Çıkan tartışmanın özünde 19. asırdan beri süregelen, dinin yerine bilimi ikame etme mantığı yatmaktaydı. Daha önce din çalışmaları dâhil hemen her araştırma konusu “felsefe”nin alt alanlarıydı. (“Fıkıh” kelimesi de aslında illa “dini” araştırmaları değil, genel anlamda araştırmayı ifade ediyordu. Çünkü geleneksel İslam algısında bilginin seküler ve İslami olarak tasnifi yoktu. Yani bütün bilgiler İslami olup, İstislamına gerek de yoktu.)

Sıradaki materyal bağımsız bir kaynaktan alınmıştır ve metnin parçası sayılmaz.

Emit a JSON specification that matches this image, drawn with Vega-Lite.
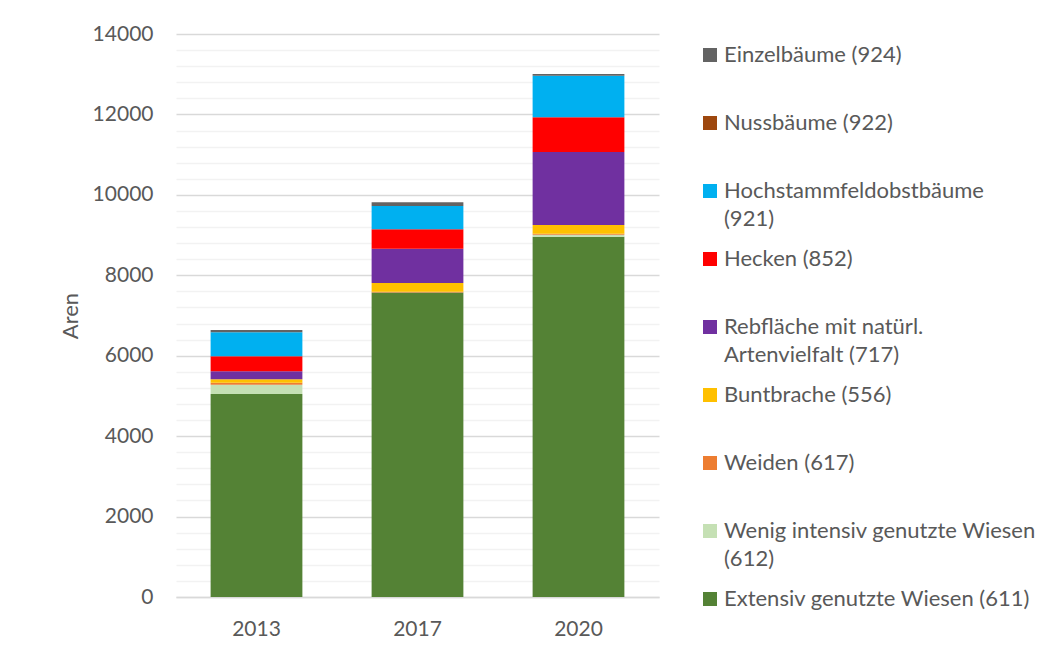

Pozitif ve deneysel bilim bunları içermiyordu. O nedenle, dinle gelen gerçek algısı da dünyayı algılama çabasına dönüşürken, dinin Batı’da karşılığı olmayan “fuat” kavramı doğrultusunda gelişimi akamete uğradı. Batı’da akıl beyinle özdeş olurken, İslam’da gönülle ya da kalp akıl etme meselesi vardı. “Perdeler” hem varlık hem düşünce katmanlarını içerdiği için, aslında vukuf perdelerin açılmasıyla hem varlığı hem onu kavramadaki düşünce nüfuzunu ifade ediyordu.

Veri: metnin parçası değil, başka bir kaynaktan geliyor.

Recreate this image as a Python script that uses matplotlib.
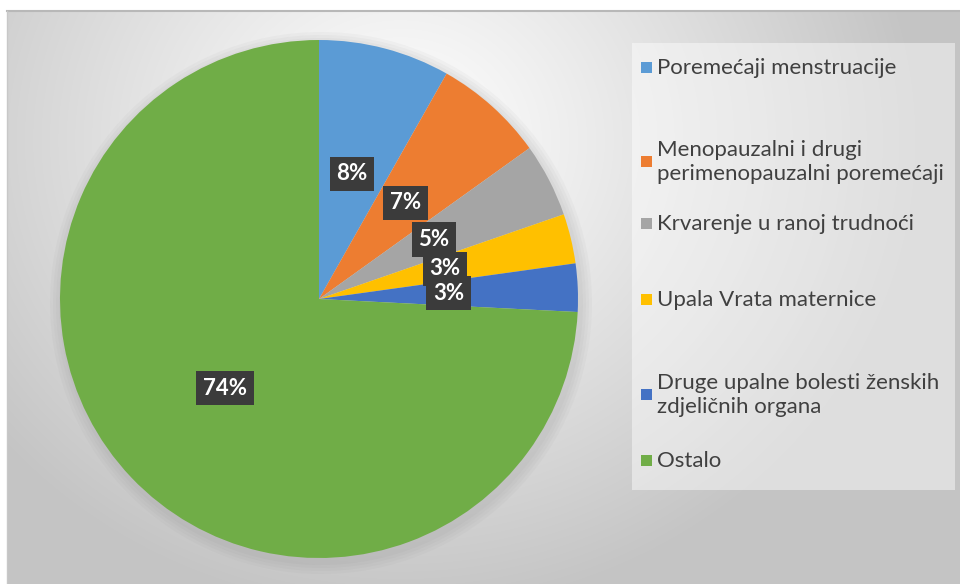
import numpy as np
import matplotlib
matplotlib.use("Agg")
import matplotlib.pyplot as plt
from matplotlib.patches import Rectangle, Circle

# data (percent of total)
categories = [
    "Poremećaji menstruacije",
    "Menopauzalni i drugi\nperimenopauzalni poremećaji",
    "Krvarenje u ranoj trudnoći",
    "Upala Vrata maternice",
    "Druge upalne bolesti ženskih\nzdjeličnih organa",
    "Ostalo",
]
shares = [8.2, 6.9, 4.6, 3.1, 3.0, 74.2]
colors = ["#5B9BD5", "#ED7D31", "#A5A5A5", "#FFC000", "#4472C4", "#70AD47"]

W, H = 960, 584
fig = plt.figure(figsize=(W / 100, H / 100), dpi=100)
fig.patch.set_facecolor("white")

# radial grey background of the chart area
bg = fig.add_axes([0, 0, 1, 1])
bg.set_xlim(0, W)
bg.set_ylim(H, 0)
bg.axis("off")
yy, xx = np.mgrid[11:H, 7:W]
r = np.hypot(xx - 400, (yy - 140) * 1.1)
t = np.clip(r / 520, 0, 1) ** 1.1
grey = 1.0 - 0.23 * t
img = np.dstack([grey, grey, grey])
bg.imshow(img, extent=(7, W, H, 11), origin="upper", aspect="auto", zorder=0)
bg.plot([7, W], [11, 11], color="#b8b8b8", lw=1.5, zorder=1)
bg.plot([7, 7], [11, H], color="#c8c8c8", lw=1, zorder=1)

# legend panel
bg.add_patch(Rectangle((632, 43), 323, 447, facecolor="white", alpha=0.45,
                       edgecolor="none", zorder=2))

# soft shadow behind the pie
cx, cy, R = 319, 299, 259
for k in range(4):
    bg.add_patch(Circle((cx + 2, cy + 4), R + 3 + 3 * k, facecolor="#808080",
                        alpha=0.05, edgecolor="none", zorder=2))

ax = fig.add_axes([(cx - R) / W, (H - cy - R) / H, 2 * R / W, 2 * R / H])
wedges, texts, autotexts = ax.pie(
    shares, colors=colors, startangle=90, counterclock=False,
    autopct="%1.0f%%", pctdistance=0.5,
    wedgeprops=dict(linewidth=0),
    textprops=dict(color="white", fontsize=16, fontweight="bold", family="Lato"),
)
ax.set_xlim(-1, 1)
ax.set_ylim(-1, 1)
for t_ in autotexts:
    t_.set_bbox(dict(boxstyle="square,pad=0.3", facecolor="#3b3b3b",
                     edgecolor="none"))

# legend entries
legend_y = [68, 162, 224, 300, 395, 461]
for lab, col, y in zip(categories, colors, legend_y):
    bg.add_patch(Rectangle((641, y - 6), 11, 11, facecolor=col, edgecolor="none",
                           zorder=3))
    bg.text(657, y, lab, fontsize=16, family="Lato", color="#404040",
            va="center", ha="left", linespacing=1.25, zorder=3)

fig.savefig("out.png", dpi=100)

Duygu derinliği Batı’da hem kadınsı, hem Doğu’lu dolayısıyla aslında bir hiyerarşik üst-ast ilişkisi demekti. Yeni Batı rotasında insan erkeksi, yani “mantıklı” yani “kalbi” değil “beyni” ile hareket eden insan olacaktı. O da üstünlük demekti. İsa’nın “öte dünyadaki” krallığını beklemeye gerek kalmadı; onu bu dünyada kurmak zamanı gelmişti. Bu süreci Marks dinin ve Hegel’in eleştiriyle başlatmak istedi. Kalpsiz dünyanın kalbi olmak çabasında Marks, aslında kalbi döküm atölyesinde eritti.

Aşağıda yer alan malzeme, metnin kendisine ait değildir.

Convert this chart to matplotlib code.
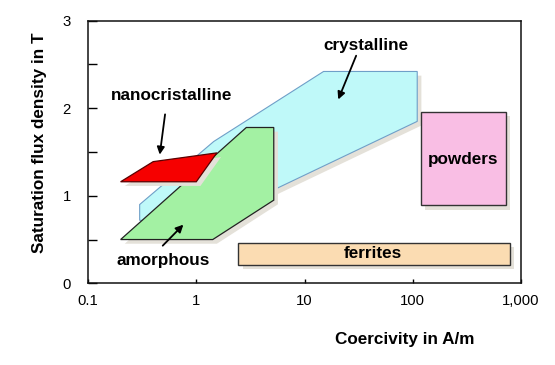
import matplotlib
matplotlib.use("Agg")
import matplotlib.pyplot as plt
import matplotlib.patheffects as pe
from matplotlib.patches import Polygon
from matplotlib.ticker import FixedLocator, FixedFormatter, MultipleLocator

plt.rcParams['font.family'] = ['Liberation Sans', 'DejaVu Sans']

# --- data: material regions (coercivity A/m, flux density T) ---
cryst_x = [0.3, 0.3, 1.45, 15, 110, 110, 1.1]
cryst_y = [0.72, 0.90, 1.62, 2.42, 2.42, 1.85, 0.67]

nano_x = [0.2, 0.4, 1.55, 1.0]
nano_y = [1.16, 1.39, 1.49, 1.16]

amorph_x = [0.2, 2.9, 5.2, 5.2, 1.42]
amorph_y = [0.5, 1.78, 1.78, 0.95, 0.5]

powder_x = [120, 720, 720, 120]
powder_y = [0.89, 0.89, 1.96, 1.96]

ferrite_x = [2.45, 790, 790, 2.45]
ferrite_y = [0.21, 0.21, 0.46, 0.46]

# labels: (text, x, y)
labels = ['crystalline', 'nanocristalline', 'powders', 'ferrites', 'amorphous']
label_x = [37, 0.59, 290, 43, 0.49]
label_y = [2.72, 2.14, 1.42, 0.335, 0.255]

# arrows: start -> end
arrow_x0 = [30, 0.515, 0.49]
arrow_y0 = [2.60, 1.93, 0.43]
arrow_x1 = [20.5, 0.46, 0.76]
arrow_y1 = [2.10, 1.47, 0.67]

xticks = [0.1, 1, 10, 100, 1000]
xtick_labels = ['0.1', '1', '10', '100', '1,000']
yticks = [0, 1, 2, 3]

fig = plt.figure(figsize=(5.55, 3.65), dpi=100)
ax = fig.add_axes([0.1586, 0.2238, 0.7801, 0.7195])
ax.set_xscale('log')
ax.set_xlim(0.1, 1000)
ax.set_ylim(0, 3)

shadow = [pe.SimplePatchShadow(offset=(3, -3), shadow_rgbFace='#e4e1d9', alpha=1.0),
          pe.Normal()]

regions = [
    (cryst_x, cryst_y, '#bff9f9', '#6f9fc8', 0.8),
    (ferrite_x, ferrite_y, '#fbdcb2', '#333333', 1.0),
    (powder_x, powder_y, '#f9bee4', '#333333', 1.0),
    (amorph_x, amorph_y, '#a3f1a3', '#222222', 0.9),
    (nano_x, nano_y, '#f60000', '#5a0000', 0.9),
]
for i, (px, py, fc, ec, lw) in enumerate(regions):
    poly = Polygon(list(zip(px, py)), closed=True, facecolor=fc,
                   edgecolor=ec, linewidth=lw, zorder=2 + i)
    poly.set_path_effects(shadow)
    ax.add_patch(poly)

for t, x, y in zip(labels, label_x, label_y):
    ax.text(x, y, t, ha='center', va='center', fontsize=12.3,
            fontweight='bold', zorder=10)

for x0, y0, x1, y1 in zip(arrow_x0, arrow_y0, arrow_x1, arrow_y1):
    ax.annotate('', xy=(x1, y1), xytext=(x0, y0),
                arrowprops=dict(arrowstyle='-|>', color='black', lw=1.3,
                                mutation_scale=11, shrinkA=0, shrinkB=0),
                zorder=11)

ax.xaxis.set_major_locator(FixedLocator(xticks))
ax.xaxis.set_major_formatter(FixedFormatter(xtick_labels))
ax.xaxis.set_minor_locator(FixedLocator([]))
ax.yaxis.set_major_locator(FixedLocator(yticks))
ax.yaxis.set_minor_locator(MultipleLocator(0.5))

ax.tick_params(axis='x', which='major', direction='in', length=2.8, width=1,
               pad=8, labelsize=10.7, top=False)
ax.tick_params(axis='y', which='both', direction='in', length=6.5, width=1,
               pad=12.5, labelsize=10.7, right=False)
ax.tick_params(axis='y', which='minor', labelleft=False)

for s in ax.spines.values():
    s.set_linewidth(1.1)
    s.set_color('#111111')

fig.text(0.7297, 0.0712, 'Coercivity in A/m', ha='center', va='center',
         fontsize=12.3, fontweight='bold')
fig.text(0.072, 0.6096, 'Saturation flux density in T', ha='center',
         va='center', rotation=90, fontsize=12.3, fontweight='bold')

fig.savefig('out.png', dpi=100)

Hıristiyan Ortaçağında bilim zaten Kilise sultasında ve Hıristiyanlığı muktedir kılmak üzerine dini ve siyasi nitelik taşıyordu. Bireysel anlamda vicdanı sorgulayan, ama toplumsal anlamda siyasal sistemi sorgulatmayan bu gelenek, bizzat siyasal sistemi dini verilerle olumlarken; aslında, kendi meşruiyet damarlarını kurutmuş oldu. Buna Haçlı Seferlerinin başarısızlığı da eklenince Kilise dağılmaya başladı ve yeni Hıristiyan mezheplerinin çıkmasıyla Hıristiyan ittihadı bitmiş oldu. Avrupa 16. asıra kadar anti-İslam olarak kimliğini tanımladı.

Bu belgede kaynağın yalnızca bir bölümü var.